*Task requirements*
Below is a listing; write it out exactly and drop any images from it.

*Data lines*
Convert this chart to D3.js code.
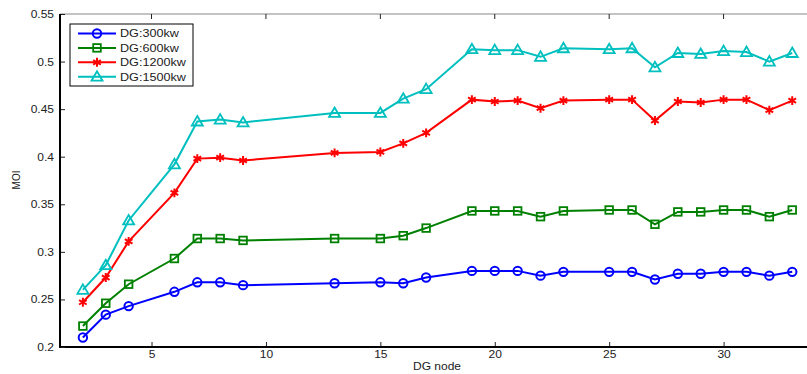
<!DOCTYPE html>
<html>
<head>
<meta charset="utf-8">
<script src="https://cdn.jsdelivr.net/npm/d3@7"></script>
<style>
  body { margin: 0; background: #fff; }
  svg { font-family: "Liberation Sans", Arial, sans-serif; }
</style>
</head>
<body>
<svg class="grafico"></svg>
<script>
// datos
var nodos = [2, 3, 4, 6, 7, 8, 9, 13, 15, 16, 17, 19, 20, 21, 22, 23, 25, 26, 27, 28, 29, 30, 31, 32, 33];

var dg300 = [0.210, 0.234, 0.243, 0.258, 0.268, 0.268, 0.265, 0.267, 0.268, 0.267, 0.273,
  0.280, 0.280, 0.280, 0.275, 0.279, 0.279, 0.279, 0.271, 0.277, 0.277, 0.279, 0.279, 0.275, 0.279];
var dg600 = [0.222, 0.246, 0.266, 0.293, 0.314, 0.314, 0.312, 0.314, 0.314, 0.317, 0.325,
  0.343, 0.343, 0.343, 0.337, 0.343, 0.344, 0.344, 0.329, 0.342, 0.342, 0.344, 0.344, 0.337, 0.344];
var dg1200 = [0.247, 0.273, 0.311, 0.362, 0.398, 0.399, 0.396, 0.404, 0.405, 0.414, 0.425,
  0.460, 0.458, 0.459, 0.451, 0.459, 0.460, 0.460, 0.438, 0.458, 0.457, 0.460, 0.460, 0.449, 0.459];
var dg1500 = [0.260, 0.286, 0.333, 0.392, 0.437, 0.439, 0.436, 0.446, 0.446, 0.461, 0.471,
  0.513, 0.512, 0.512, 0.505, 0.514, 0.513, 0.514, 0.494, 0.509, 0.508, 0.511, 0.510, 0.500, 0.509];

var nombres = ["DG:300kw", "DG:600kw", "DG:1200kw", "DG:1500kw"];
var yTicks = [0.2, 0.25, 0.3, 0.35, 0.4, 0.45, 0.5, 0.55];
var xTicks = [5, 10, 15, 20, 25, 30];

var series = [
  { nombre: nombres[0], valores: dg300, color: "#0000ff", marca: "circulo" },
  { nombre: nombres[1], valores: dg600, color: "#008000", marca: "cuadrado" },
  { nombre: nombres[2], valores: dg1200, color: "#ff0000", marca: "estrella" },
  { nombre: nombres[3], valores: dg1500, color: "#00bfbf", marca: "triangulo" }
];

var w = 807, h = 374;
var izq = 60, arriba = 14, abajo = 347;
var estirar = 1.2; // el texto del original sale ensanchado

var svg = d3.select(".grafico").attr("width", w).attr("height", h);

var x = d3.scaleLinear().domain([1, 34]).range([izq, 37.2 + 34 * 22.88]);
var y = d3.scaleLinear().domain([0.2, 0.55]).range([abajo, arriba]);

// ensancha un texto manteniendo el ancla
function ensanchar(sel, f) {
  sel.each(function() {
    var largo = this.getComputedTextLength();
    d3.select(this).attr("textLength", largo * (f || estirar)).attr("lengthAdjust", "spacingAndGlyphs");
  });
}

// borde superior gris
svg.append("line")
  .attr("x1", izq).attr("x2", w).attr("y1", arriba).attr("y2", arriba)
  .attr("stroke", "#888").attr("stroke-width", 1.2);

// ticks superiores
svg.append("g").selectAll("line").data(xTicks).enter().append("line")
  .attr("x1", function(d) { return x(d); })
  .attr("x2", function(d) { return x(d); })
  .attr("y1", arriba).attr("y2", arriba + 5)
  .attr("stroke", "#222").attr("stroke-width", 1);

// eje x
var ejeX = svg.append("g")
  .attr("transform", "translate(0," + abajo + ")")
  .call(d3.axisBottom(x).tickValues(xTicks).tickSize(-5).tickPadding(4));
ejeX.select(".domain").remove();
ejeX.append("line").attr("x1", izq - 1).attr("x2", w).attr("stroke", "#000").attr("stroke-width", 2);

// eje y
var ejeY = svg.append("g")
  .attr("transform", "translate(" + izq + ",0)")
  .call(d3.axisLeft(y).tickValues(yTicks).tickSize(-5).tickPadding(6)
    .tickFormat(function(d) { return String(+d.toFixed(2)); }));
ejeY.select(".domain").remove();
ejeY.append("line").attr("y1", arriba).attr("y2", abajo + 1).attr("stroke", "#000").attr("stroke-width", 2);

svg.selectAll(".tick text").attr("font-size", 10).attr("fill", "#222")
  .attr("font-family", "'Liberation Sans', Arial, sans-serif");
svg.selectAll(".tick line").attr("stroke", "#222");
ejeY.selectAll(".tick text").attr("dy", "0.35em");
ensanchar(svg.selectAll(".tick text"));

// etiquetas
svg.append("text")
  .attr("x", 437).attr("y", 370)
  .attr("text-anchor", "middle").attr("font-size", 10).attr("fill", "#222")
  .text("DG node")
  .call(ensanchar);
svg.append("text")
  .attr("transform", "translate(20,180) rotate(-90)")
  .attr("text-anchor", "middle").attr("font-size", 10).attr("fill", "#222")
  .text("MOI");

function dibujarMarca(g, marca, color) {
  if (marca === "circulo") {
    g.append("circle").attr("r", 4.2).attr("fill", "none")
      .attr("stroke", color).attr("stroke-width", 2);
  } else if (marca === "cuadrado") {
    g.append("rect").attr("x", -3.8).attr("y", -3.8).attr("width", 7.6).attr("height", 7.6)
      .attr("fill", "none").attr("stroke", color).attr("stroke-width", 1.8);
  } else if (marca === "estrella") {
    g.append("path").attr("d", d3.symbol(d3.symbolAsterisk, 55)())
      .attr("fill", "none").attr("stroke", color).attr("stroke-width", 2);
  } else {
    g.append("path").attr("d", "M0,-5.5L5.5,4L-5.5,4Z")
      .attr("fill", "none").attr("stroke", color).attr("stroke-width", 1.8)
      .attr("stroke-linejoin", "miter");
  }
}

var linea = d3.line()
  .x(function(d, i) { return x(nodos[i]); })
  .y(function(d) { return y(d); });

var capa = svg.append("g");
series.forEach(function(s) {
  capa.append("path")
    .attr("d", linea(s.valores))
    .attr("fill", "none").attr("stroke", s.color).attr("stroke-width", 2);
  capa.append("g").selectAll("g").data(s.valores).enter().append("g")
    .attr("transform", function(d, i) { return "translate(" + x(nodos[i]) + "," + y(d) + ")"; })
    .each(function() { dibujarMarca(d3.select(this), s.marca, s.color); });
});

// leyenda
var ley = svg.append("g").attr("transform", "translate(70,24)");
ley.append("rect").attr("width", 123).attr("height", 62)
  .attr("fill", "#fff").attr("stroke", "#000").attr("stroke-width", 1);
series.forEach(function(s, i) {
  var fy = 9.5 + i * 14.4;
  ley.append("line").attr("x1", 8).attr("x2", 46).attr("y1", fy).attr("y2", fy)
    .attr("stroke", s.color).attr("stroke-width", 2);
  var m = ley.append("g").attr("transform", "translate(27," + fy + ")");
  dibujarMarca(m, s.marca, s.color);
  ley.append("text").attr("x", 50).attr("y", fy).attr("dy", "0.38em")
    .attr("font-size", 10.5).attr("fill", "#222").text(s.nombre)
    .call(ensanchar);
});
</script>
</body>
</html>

*Answer for this exercise*
Convert this chart to D3.js code.
<!DOCTYPE html>
<html>
<head>
<meta charset="utf-8">
<script src="https://cdn.jsdelivr.net/npm/d3@7"></script>
<style>
  body { margin: 0; background: #fff; }
  svg { font-family: "Liberation Sans", Arial, sans-serif; }
</style>
</head>
<body>
<svg class="grafico"></svg>
<script>
// datos
var nodos = [2, 3, 4, 6, 7, 8, 9, 13, 15, 16, 17, 19, 20, 21, 22, 23, 25, 26, 27, 28, 29, 30, 31, 32, 33];

var dg300 = [0.210, 0.234, 0.243, 0.258, 0.268, 0.268, 0.265, 0.267, 0.268, 0.267, 0.273,
  0.280, 0.280, 0.280, 0.275, 0.279, 0.279, 0.279, 0.271, 0.277, 0.277, 0.279, 0.279, 0.275, 0.279];
var dg600 = [0.222, 0.246, 0.266, 0.293, 0.314, 0.314, 0.312, 0.314, 0.314, 0.317, 0.325,
  0.343, 0.343, 0.343, 0.337, 0.343, 0.344, 0.344, 0.329, 0.342, 0.342, 0.344, 0.344, 0.337, 0.344];
var dg1200 = [0.247, 0.273, 0.311, 0.362, 0.398, 0.399, 0.396, 0.404, 0.405, 0.414, 0.425,
  0.460, 0.458, 0.459, 0.451, 0.459, 0.460, 0.460, 0.438, 0.458, 0.457, 0.460, 0.460, 0.449, 0.459];
var dg1500 = [0.260, 0.286, 0.333, 0.392, 0.437, 0.439, 0.436, 0.446, 0.446, 0.461, 0.471,
  0.513, 0.512, 0.512, 0.505, 0.514, 0.513, 0.514, 0.494, 0.509, 0.508, 0.511, 0.510, 0.500, 0.509];

var nombres = ["DG:300kw", "DG:600kw", "DG:1200kw", "DG:1500kw"];
var yTicks = [0.2, 0.25, 0.3, 0.35, 0.4, 0.45, 0.5, 0.55];
var xTicks = [5, 10, 15, 20, 25, 30];

var series = [
  { nombre: nombres[0], valores: dg300, color: "#0000ff", marca: "circulo" },
  { nombre: nombres[1], valores: dg600, color: "#008000", marca: "cuadrado" },
  { nombre: nombres[2], valores: dg1200, color: "#ff0000", marca: "estrella" },
  { nombre: nombres[3], valores: dg1500, color: "#00bfbf", marca: "triangulo" }
];

var w = 807, h = 374;
var izq = 60, arriba = 14, abajo = 347;
var estirar = 1.2; // el texto del original sale ensanchado

var svg = d3.select(".grafico").attr("width", w).attr("height", h);

var x = d3.scaleLinear().domain([1, 34]).range([izq, 37.2 + 34 * 22.88]);
var y = d3.scaleLinear().domain([0.2, 0.55]).range([abajo, arriba]);

// ensancha un texto manteniendo el ancla
function ensanchar(sel, f) {
  sel.each(function() {
    var largo = this.getComputedTextLength();
    d3.select(this).attr("textLength", largo * (f || estirar)).attr("lengthAdjust", "spacingAndGlyphs");
  });
}

// borde superior gris
svg.append("line")
  .attr("x1", izq).attr("x2", w).attr("y1", arriba).attr("y2", arriba)
  .attr("stroke", "#888").attr("stroke-width", 1.2);

// ticks superiores
svg.append("g").selectAll("line").data(xTicks).enter().append("line")
  .attr("x1", function(d) { return x(d); })
  .attr("x2", function(d) { return x(d); })
  .attr("y1", arriba).attr("y2", arriba + 5)
  .attr("stroke", "#222").attr("stroke-width", 1);

// eje x
var ejeX = svg.append("g")
  .attr("transform", "translate(0," + abajo + ")")
  .call(d3.axisBottom(x).tickValues(xTicks).tickSize(-5).tickPadding(4));
ejeX.select(".domain").remove();
ejeX.append("line").attr("x1", izq - 1).attr("x2", w).attr("stroke", "#000").attr("stroke-width", 2);

// eje y
var ejeY = svg.append("g")
  .attr("transform", "translate(" + izq + ",0)")
  .call(d3.axisLeft(y).tickValues(yTicks).tickSize(-5).tickPadding(6)
    .tickFormat(function(d) { return String(+d.toFixed(2)); }));
ejeY.select(".domain").remove();
ejeY.append("line").attr("y1", arriba).attr("y2", abajo + 1).attr("stroke", "#000").attr("stroke-width", 2);

svg.selectAll(".tick text").attr("font-size", 10).attr("fill", "#222")
  .attr("font-family", "'Liberation Sans', Arial, sans-serif");
svg.selectAll(".tick line").attr("stroke", "#222");
ejeY.selectAll(".tick text").attr("dy", "0.35em");
ensanchar(svg.selectAll(".tick text"));

// etiquetas
svg.append("text")
  .attr("x", 437).attr("y", 370)
  .attr("text-anchor", "middle").attr("font-size", 10).attr("fill", "#222")
  .text("DG node")
  .call(ensanchar);
svg.append("text")
  .attr("transform", "translate(20,180) rotate(-90)")
  .attr("text-anchor", "middle").attr("font-size", 10).attr("fill", "#222")
  .text("MOI");

function dibujarMarca(g, marca, color) {
  if (marca === "circulo") {
    g.append("circle").attr("r", 4.2).attr("fill", "none")
      .attr("stroke", color).attr("stroke-width", 2);
  } else if (marca === "cuadrado") {
    g.append("rect").attr("x", -3.8).attr("y", -3.8).attr("width", 7.6).attr("height", 7.6)
      .attr("fill", "none").attr("stroke", color).attr("stroke-width", 1.8);
  } else if (marca === "estrella") {
    g.append("path").attr("d", d3.symbol(d3.symbolAsterisk, 55)())
      .attr("fill", "none").attr("stroke", color).attr("stroke-width", 2);
  } else {
    g.append("path").attr("d", "M0,-5.5L5.5,4L-5.5,4Z")
      .attr("fill", "none").attr("stroke", color).attr("stroke-width", 1.8)
      .attr("stroke-linejoin", "miter");
  }
}

var linea = d3.line()
  .x(function(d, i) { return x(nodos[i]); })
  .y(function(d) { return y(d); });

var capa = svg.append("g");
series.forEach(function(s) {
  capa.append("path")
    .attr("d", linea(s.valores))
    .attr("fill", "none").attr("stroke", s.color).attr("stroke-width", 2);
  capa.append("g").selectAll("g").data(s.valores).enter().append("g")
    .attr("transform", function(d, i) { return "translate(" + x(nodos[i]) + "," + y(d) + ")"; })
    .each(function() { dibujarMarca(d3.select(this), s.marca, s.color); });
});

// leyenda
var ley = svg.append("g").attr("transform", "translate(70,24)");
ley.append("rect").attr("width", 123).attr("height", 62)
  .attr("fill", "#fff").attr("stroke", "#000").attr("stroke-width", 1);
series.forEach(function(s, i) {
  var fy = 9.5 + i * 14.4;
  ley.append("line").attr("x1", 8).attr("x2", 46).attr("y1", fy).attr("y2", fy)
    .attr("stroke", s.color).attr("stroke-width", 2);
  var m = ley.append("g").attr("transform", "translate(27," + fy + ")");
  dibujarMarca(m, s.marca, s.color);
  ley.append("text").attr("x", 50).attr("y", fy).attr("dy", "0.38em")
    .attr("font-size", 10.5).attr("fill", "#222").text(s.nombre)
    .call(ensanchar);
});
</script>
</body>
</html>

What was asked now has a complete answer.